The data below should be printed in full, exactly, and without any of its images.

[Entries taken from a collection]
****
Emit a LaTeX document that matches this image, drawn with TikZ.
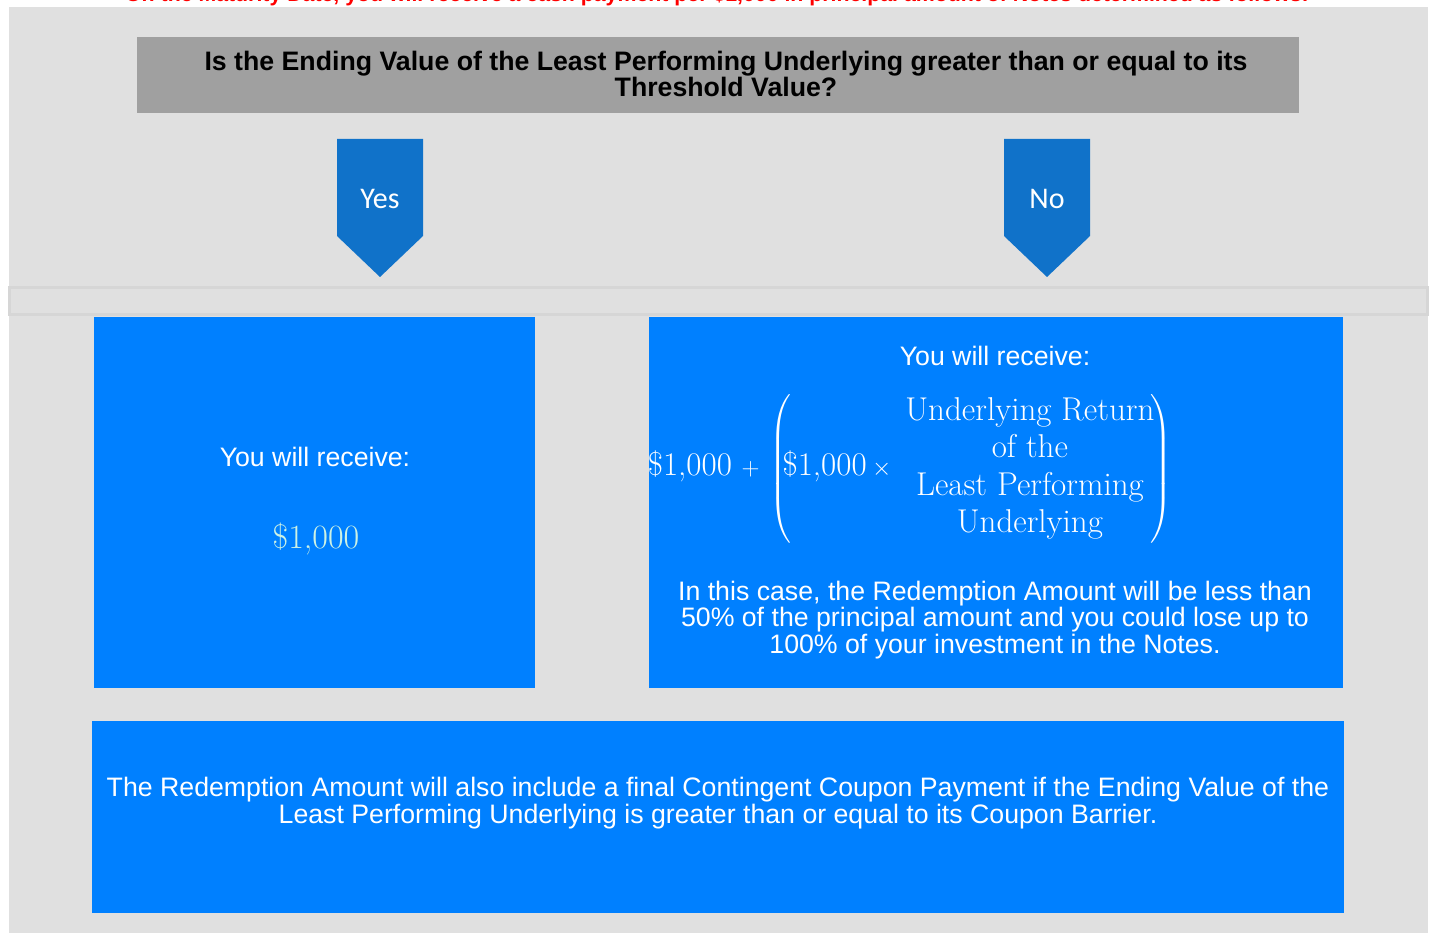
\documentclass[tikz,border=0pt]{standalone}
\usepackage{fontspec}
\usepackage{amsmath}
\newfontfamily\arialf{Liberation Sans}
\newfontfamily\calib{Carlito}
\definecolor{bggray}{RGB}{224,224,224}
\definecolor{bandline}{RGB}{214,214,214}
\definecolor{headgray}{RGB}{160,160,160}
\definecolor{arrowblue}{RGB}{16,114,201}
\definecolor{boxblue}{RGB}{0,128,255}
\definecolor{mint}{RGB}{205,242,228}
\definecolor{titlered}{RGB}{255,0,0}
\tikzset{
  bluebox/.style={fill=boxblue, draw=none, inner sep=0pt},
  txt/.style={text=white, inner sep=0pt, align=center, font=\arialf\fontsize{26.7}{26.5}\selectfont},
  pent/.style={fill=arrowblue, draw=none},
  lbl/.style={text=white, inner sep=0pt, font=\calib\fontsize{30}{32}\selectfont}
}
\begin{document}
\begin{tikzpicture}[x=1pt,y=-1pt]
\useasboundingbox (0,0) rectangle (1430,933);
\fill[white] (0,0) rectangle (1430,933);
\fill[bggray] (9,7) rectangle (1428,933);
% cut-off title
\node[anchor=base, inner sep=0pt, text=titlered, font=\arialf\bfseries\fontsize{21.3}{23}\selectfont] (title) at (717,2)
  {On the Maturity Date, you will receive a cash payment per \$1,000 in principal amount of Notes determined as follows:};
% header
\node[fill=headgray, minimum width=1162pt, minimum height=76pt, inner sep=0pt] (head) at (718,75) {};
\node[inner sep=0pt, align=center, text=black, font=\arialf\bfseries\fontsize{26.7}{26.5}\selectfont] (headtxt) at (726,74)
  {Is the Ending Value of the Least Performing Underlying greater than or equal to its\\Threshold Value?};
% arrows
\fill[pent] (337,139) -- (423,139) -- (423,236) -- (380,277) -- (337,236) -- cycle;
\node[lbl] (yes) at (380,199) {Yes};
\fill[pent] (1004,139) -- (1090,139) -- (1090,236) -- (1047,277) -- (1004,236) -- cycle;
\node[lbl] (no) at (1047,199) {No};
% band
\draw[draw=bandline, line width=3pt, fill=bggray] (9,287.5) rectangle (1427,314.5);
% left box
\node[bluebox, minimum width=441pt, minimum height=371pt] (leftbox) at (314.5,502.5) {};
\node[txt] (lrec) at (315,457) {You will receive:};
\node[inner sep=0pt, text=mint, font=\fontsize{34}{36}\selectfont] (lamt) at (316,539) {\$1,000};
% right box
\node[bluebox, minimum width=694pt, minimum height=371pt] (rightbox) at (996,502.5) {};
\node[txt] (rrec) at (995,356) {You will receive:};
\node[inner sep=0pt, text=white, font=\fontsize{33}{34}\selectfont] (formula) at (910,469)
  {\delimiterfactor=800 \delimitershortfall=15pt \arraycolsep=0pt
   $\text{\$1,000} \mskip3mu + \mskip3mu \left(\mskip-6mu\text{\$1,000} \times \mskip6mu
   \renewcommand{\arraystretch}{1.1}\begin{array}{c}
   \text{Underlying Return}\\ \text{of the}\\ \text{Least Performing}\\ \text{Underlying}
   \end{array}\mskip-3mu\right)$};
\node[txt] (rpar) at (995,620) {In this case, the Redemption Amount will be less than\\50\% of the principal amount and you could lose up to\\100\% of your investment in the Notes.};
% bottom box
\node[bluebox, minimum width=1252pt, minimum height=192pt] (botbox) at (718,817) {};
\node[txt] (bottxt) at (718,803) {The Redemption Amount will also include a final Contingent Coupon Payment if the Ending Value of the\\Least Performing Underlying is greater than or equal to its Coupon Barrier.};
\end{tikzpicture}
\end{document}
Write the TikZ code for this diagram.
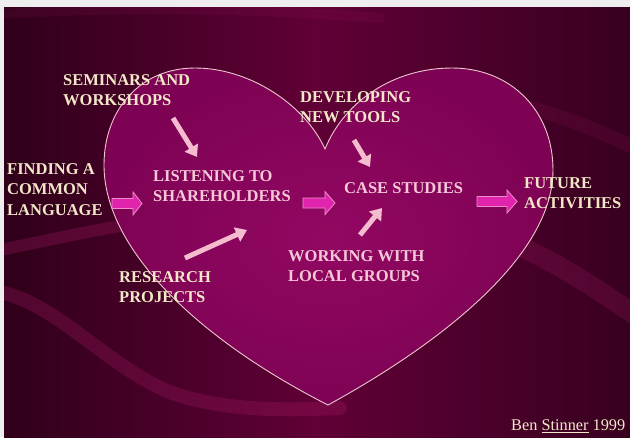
****
__Complete output__
Emit a LaTeX document that matches this image, drawn with TikZ.
\documentclass[tikz,border=0pt]{standalone}
\usepackage{fontspec}
\usepackage{amsmath}
\newfontfamily\arialf{Liberation Sans}
\newfontfamily\calib{Carlito}
\definecolor{bggray}{RGB}{224,224,224}
\definecolor{bandline}{RGB}{214,214,214}
\definecolor{headgray}{RGB}{160,160,160}
\definecolor{arrowblue}{RGB}{16,114,201}
\definecolor{boxblue}{RGB}{0,128,255}
\definecolor{mint}{RGB}{205,242,228}
\definecolor{titlered}{RGB}{255,0,0}
\tikzset{
  bluebox/.style={fill=boxblue, draw=none, inner sep=0pt},
  txt/.style={text=white, inner sep=0pt, align=center, font=\arialf\fontsize{26.7}{26.5}\selectfont},
  pent/.style={fill=arrowblue, draw=none},
  lbl/.style={text=white, inner sep=0pt, font=\calib\fontsize{30}{32}\selectfont}
}
\begin{document}
\begin{tikzpicture}[x=1pt,y=-1pt]
\useasboundingbox (0,0) rectangle (1430,933);
\fill[white] (0,0) rectangle (1430,933);
\fill[bggray] (9,7) rectangle (1428,933);
% cut-off title
\node[anchor=base, inner sep=0pt, text=titlered, font=\arialf\bfseries\fontsize{21.3}{23}\selectfont] (title) at (717,2)
  {On the Maturity Date, you will receive a cash payment per \$1,000 in principal amount of Notes determined as follows:};
% header
\node[fill=headgray, minimum width=1162pt, minimum height=76pt, inner sep=0pt] (head) at (718,75) {};
\node[inner sep=0pt, align=center, text=black, font=\arialf\bfseries\fontsize{26.7}{26.5}\selectfont] (headtxt) at (726,74)
  {Is the Ending Value of the Least Performing Underlying greater than or equal to its\\Threshold Value?};
% arrows
\fill[pent] (337,139) -- (423,139) -- (423,236) -- (380,277) -- (337,236) -- cycle;
\node[lbl] (yes) at (380,199) {Yes};
\fill[pent] (1004,139) -- (1090,139) -- (1090,236) -- (1047,277) -- (1004,236) -- cycle;
\node[lbl] (no) at (1047,199) {No};
% band
\draw[draw=bandline, line width=3pt, fill=bggray] (9,287.5) rectangle (1427,314.5);
% left box
\node[bluebox, minimum width=441pt, minimum height=371pt] (leftbox) at (314.5,502.5) {};
\node[txt] (lrec) at (315,457) {You will receive:};
\node[inner sep=0pt, text=mint, font=\fontsize{34}{36}\selectfont] (lamt) at (316,539) {\$1,000};
% right box
\node[bluebox, minimum width=694pt, minimum height=371pt] (rightbox) at (996,502.5) {};
\node[txt] (rrec) at (995,356) {You will receive:};
\node[inner sep=0pt, text=white, font=\fontsize{33}{34}\selectfont] (formula) at (910,469)
  {\delimiterfactor=800 \delimitershortfall=15pt \arraycolsep=0pt
   $\text{\$1,000} \mskip3mu + \mskip3mu \left(\mskip-6mu\text{\$1,000} \times \mskip6mu
   \renewcommand{\arraystretch}{1.1}\begin{array}{c}
   \text{Underlying Return}\\ \text{of the}\\ \text{Least Performing}\\ \text{Underlying}
   \end{array}\mskip-3mu\right)$};
\node[txt] (rpar) at (995,620) {In this case, the Redemption Amount will be less than\\50\% of the principal amount and you could lose up to\\100\% of your investment in the Notes.};
% bottom box
\node[bluebox, minimum width=1252pt, minimum height=192pt] (botbox) at (718,817) {};
\node[txt] (bottxt) at (718,803) {The Redemption Amount will also include a final Contingent Coupon Payment if the Ending Value of the\\Least Performing Underlying is greater than or equal to its Coupon Barrier.};
\end{tikzpicture}
\end{document}
Write the TikZ code for this diagram.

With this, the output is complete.